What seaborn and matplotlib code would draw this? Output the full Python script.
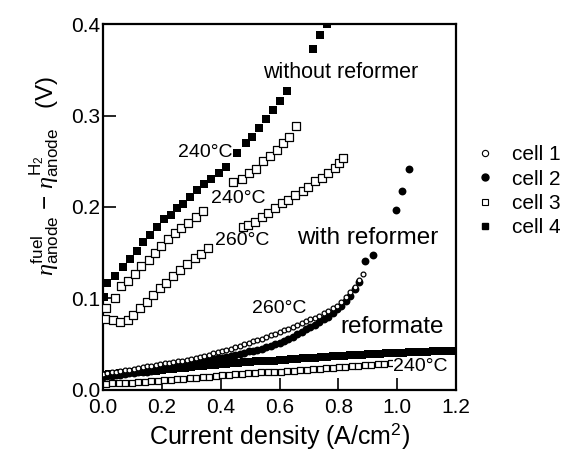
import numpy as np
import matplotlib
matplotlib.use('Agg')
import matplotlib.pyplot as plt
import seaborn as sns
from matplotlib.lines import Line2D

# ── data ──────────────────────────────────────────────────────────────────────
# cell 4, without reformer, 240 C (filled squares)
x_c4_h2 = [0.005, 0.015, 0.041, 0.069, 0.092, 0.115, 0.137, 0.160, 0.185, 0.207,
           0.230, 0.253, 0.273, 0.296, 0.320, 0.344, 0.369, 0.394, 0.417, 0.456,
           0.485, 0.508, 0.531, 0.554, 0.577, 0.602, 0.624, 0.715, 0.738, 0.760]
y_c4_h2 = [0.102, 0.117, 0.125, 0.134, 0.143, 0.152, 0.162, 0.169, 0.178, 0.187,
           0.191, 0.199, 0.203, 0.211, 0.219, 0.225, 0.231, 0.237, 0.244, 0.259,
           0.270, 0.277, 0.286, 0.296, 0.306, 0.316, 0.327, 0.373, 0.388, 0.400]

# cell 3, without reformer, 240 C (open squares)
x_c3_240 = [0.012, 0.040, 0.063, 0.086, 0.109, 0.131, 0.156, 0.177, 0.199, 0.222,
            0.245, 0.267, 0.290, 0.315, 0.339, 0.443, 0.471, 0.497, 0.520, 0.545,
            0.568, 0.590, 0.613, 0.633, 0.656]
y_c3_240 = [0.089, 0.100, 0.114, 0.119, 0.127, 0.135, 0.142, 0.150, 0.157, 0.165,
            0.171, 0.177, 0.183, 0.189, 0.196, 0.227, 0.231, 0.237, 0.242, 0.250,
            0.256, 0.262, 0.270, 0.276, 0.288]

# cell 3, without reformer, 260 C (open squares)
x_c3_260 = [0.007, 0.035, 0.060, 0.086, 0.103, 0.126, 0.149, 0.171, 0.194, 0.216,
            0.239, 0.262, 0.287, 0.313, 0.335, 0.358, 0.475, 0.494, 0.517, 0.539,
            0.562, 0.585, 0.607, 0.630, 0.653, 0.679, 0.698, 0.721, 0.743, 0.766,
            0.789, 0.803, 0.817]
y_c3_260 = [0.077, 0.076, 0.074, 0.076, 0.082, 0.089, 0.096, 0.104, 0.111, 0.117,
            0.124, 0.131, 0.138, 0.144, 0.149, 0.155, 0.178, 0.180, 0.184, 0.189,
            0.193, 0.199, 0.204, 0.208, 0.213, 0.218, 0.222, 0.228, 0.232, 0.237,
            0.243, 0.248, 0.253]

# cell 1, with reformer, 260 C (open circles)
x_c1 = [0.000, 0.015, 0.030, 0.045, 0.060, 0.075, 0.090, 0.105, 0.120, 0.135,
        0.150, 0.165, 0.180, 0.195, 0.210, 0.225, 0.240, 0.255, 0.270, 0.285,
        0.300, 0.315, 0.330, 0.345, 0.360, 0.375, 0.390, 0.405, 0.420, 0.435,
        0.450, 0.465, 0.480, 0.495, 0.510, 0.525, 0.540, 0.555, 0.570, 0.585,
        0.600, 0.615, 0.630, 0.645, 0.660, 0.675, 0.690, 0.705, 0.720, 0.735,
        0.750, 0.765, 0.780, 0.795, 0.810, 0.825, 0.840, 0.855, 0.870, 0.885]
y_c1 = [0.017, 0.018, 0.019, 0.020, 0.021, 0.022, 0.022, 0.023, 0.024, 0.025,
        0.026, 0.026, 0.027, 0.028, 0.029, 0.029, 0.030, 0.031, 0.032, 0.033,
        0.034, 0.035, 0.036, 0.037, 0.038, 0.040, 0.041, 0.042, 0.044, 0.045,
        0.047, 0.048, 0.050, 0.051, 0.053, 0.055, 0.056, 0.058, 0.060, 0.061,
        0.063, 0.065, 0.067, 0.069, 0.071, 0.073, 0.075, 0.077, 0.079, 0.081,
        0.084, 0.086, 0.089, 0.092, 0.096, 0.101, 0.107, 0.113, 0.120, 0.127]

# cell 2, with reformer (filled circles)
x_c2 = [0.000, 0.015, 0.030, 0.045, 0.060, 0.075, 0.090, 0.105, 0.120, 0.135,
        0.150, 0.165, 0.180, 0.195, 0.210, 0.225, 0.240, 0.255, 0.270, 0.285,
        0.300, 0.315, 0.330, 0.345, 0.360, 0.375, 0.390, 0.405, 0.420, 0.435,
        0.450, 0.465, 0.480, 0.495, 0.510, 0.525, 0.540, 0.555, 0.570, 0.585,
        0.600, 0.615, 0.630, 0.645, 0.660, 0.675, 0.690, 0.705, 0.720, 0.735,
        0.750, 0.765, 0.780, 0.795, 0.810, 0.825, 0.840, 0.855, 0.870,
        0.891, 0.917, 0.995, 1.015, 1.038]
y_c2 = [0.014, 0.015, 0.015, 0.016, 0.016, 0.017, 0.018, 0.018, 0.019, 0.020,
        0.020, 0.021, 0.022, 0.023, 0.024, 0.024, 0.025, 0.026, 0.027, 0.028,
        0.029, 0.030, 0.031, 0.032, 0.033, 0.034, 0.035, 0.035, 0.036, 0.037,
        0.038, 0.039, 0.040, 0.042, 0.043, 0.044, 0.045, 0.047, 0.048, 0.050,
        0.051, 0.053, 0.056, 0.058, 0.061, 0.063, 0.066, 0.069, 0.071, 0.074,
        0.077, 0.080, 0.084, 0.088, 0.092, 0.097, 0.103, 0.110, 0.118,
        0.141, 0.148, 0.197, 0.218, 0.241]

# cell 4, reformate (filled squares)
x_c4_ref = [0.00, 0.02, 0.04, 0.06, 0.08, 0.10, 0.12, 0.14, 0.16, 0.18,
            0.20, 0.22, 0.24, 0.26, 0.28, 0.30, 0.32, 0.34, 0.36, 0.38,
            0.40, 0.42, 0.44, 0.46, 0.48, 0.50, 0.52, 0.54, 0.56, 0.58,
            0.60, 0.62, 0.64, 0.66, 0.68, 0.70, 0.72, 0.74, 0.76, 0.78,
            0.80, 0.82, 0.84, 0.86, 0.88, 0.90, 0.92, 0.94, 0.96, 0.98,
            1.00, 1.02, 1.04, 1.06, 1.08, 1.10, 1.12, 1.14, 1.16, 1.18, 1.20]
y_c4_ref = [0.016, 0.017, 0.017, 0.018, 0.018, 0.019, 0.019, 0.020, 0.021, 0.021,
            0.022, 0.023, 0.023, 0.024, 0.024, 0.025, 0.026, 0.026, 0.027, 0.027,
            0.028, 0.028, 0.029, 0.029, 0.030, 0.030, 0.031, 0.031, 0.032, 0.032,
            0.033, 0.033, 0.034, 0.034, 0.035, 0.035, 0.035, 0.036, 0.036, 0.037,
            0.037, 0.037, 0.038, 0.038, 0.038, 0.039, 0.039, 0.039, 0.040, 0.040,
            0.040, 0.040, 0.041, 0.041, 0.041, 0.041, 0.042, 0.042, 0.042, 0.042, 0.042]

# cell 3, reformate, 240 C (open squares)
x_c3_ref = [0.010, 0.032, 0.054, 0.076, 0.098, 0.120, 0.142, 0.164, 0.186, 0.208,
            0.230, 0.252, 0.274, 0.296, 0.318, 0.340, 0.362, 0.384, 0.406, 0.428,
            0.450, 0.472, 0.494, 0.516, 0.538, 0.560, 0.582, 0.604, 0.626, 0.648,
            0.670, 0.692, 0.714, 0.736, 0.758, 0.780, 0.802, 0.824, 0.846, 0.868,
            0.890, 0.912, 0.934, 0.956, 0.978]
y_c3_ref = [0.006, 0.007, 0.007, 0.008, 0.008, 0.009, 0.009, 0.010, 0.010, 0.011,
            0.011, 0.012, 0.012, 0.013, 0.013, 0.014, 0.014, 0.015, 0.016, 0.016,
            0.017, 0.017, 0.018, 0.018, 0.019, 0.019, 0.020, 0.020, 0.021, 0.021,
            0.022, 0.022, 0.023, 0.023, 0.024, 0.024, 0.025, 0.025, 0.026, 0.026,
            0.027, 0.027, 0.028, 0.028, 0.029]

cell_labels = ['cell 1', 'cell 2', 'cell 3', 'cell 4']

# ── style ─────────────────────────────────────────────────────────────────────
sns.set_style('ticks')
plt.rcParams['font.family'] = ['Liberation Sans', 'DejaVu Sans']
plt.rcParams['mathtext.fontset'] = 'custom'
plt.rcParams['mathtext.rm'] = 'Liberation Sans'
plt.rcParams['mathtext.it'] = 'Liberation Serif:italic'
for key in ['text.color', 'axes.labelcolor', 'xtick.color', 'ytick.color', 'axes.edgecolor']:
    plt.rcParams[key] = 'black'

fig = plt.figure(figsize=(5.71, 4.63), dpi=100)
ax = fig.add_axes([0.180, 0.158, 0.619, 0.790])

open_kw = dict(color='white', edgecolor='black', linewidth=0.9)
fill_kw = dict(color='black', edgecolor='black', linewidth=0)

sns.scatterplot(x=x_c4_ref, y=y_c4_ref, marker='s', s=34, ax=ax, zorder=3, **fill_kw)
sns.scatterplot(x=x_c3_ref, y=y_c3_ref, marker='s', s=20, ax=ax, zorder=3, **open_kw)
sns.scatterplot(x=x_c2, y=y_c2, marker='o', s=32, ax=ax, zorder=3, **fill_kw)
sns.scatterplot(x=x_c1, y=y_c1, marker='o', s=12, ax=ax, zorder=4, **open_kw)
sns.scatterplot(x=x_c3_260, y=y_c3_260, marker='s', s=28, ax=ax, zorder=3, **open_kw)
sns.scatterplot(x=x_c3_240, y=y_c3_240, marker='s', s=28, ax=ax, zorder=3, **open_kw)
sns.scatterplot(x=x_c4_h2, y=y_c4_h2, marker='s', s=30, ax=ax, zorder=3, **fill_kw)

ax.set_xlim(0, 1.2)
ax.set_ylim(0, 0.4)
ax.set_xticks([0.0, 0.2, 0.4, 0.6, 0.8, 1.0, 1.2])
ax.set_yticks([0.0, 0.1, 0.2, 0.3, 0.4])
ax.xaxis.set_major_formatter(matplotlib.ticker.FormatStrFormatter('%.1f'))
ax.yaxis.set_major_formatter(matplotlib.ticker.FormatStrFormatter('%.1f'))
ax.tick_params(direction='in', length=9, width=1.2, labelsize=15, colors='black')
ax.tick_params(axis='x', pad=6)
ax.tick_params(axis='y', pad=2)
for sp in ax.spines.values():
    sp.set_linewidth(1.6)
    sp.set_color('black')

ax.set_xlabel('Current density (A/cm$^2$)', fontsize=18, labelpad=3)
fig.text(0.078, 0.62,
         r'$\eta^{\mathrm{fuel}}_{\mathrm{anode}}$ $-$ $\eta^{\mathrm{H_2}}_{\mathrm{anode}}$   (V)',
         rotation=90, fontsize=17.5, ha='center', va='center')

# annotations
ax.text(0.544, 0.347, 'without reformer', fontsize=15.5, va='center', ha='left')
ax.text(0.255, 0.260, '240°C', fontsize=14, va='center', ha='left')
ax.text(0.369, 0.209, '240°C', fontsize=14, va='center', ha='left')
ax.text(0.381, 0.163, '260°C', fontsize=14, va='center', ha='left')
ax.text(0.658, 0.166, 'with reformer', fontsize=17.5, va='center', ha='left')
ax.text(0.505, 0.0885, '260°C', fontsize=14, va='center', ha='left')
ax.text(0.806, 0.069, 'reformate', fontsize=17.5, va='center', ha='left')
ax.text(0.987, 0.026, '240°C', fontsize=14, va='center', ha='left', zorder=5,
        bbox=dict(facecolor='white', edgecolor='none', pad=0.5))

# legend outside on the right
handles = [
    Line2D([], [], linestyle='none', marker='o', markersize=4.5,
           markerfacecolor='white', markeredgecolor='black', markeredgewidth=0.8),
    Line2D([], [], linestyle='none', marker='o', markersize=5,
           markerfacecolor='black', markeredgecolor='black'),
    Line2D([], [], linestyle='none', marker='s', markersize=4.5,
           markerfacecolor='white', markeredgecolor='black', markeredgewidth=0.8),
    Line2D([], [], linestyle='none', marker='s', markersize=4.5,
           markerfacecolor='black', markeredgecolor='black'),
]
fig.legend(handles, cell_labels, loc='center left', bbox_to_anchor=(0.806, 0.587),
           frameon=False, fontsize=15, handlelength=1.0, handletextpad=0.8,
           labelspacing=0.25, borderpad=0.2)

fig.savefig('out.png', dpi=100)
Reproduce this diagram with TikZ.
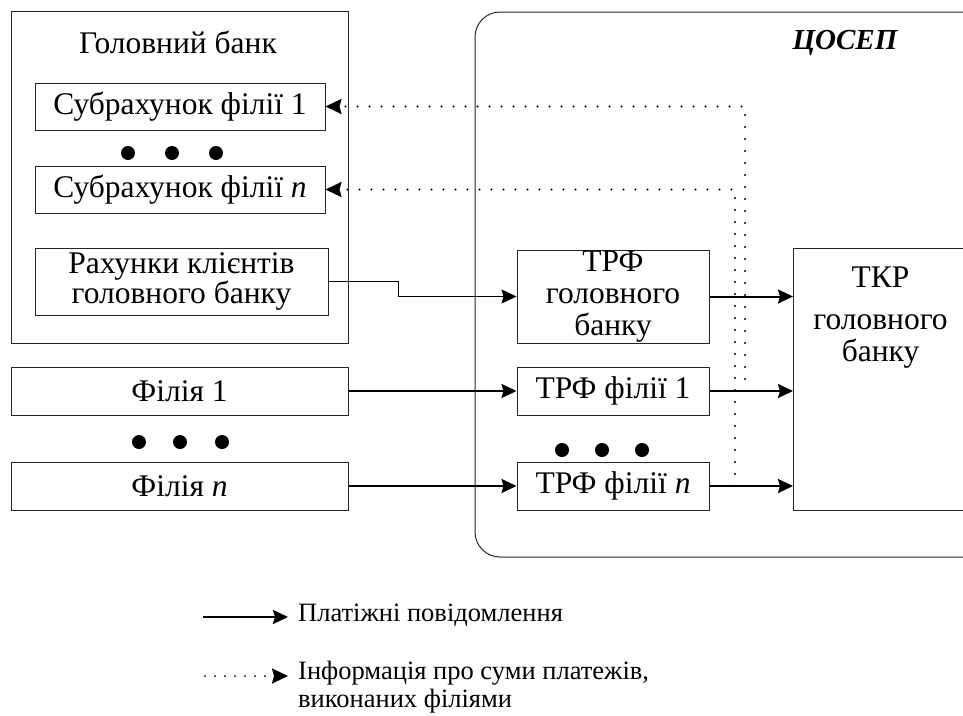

REQUEST: Restate, line by line and word for word, everything from the top of the material through the line that contains "0.243, 0.248, 0.253]". Leave pictures out.

ANSWER TO THE TASK:
What seaborn and matplotlib code would draw this? Output the full Python script.
import numpy as np
import matplotlib
matplotlib.use('Agg')
import matplotlib.pyplot as plt
import seaborn as sns
from matplotlib.lines import Line2D

# ── data ──────────────────────────────────────────────────────────────────────
# cell 4, without reformer, 240 C (filled squares)
x_c4_h2 = [0.005, 0.015, 0.041, 0.069, 0.092, 0.115, 0.137, 0.160, 0.185, 0.207,
           0.230, 0.253, 0.273, 0.296, 0.320, 0.344, 0.369, 0.394, 0.417, 0.456,
           0.485, 0.508, 0.531, 0.554, 0.577, 0.602, 0.624, 0.715, 0.738, 0.760]
y_c4_h2 = [0.102, 0.117, 0.125, 0.134, 0.143, 0.152, 0.162, 0.169, 0.178, 0.187,
           0.191, 0.199, 0.203, 0.211, 0.219, 0.225, 0.231, 0.237, 0.244, 0.259,
           0.270, 0.277, 0.286, 0.296, 0.306, 0.316, 0.327, 0.373, 0.388, 0.400]

# cell 3, without reformer, 240 C (open squares)
x_c3_240 = [0.012, 0.040, 0.063, 0.086, 0.109, 0.131, 0.156, 0.177, 0.199, 0.222,
            0.245, 0.267, 0.290, 0.315, 0.339, 0.443, 0.471, 0.497, 0.520, 0.545,
            0.568, 0.590, 0.613, 0.633, 0.656]
y_c3_240 = [0.089, 0.100, 0.114, 0.119, 0.127, 0.135, 0.142, 0.150, 0.157, 0.165,
            0.171, 0.177, 0.183, 0.189, 0.196, 0.227, 0.231, 0.237, 0.242, 0.250,
            0.256, 0.262, 0.270, 0.276, 0.288]

# cell 3, without reformer, 260 C (open squares)
x_c3_260 = [0.007, 0.035, 0.060, 0.086, 0.103, 0.126, 0.149, 0.171, 0.194, 0.216,
            0.239, 0.262, 0.287, 0.313, 0.335, 0.358, 0.475, 0.494, 0.517, 0.539,
            0.562, 0.585, 0.607, 0.630, 0.653, 0.679, 0.698, 0.721, 0.743, 0.766,
            0.789, 0.803, 0.817]
y_c3_260 = [0.077, 0.076, 0.074, 0.076, 0.082, 0.089, 0.096, 0.104, 0.111, 0.117,
            0.124, 0.131, 0.138, 0.144, 0.149, 0.155, 0.178, 0.180, 0.184, 0.189,
            0.193, 0.199, 0.204, 0.208, 0.213, 0.218, 0.222, 0.228, 0.232, 0.237,
            0.243, 0.248, 0.253]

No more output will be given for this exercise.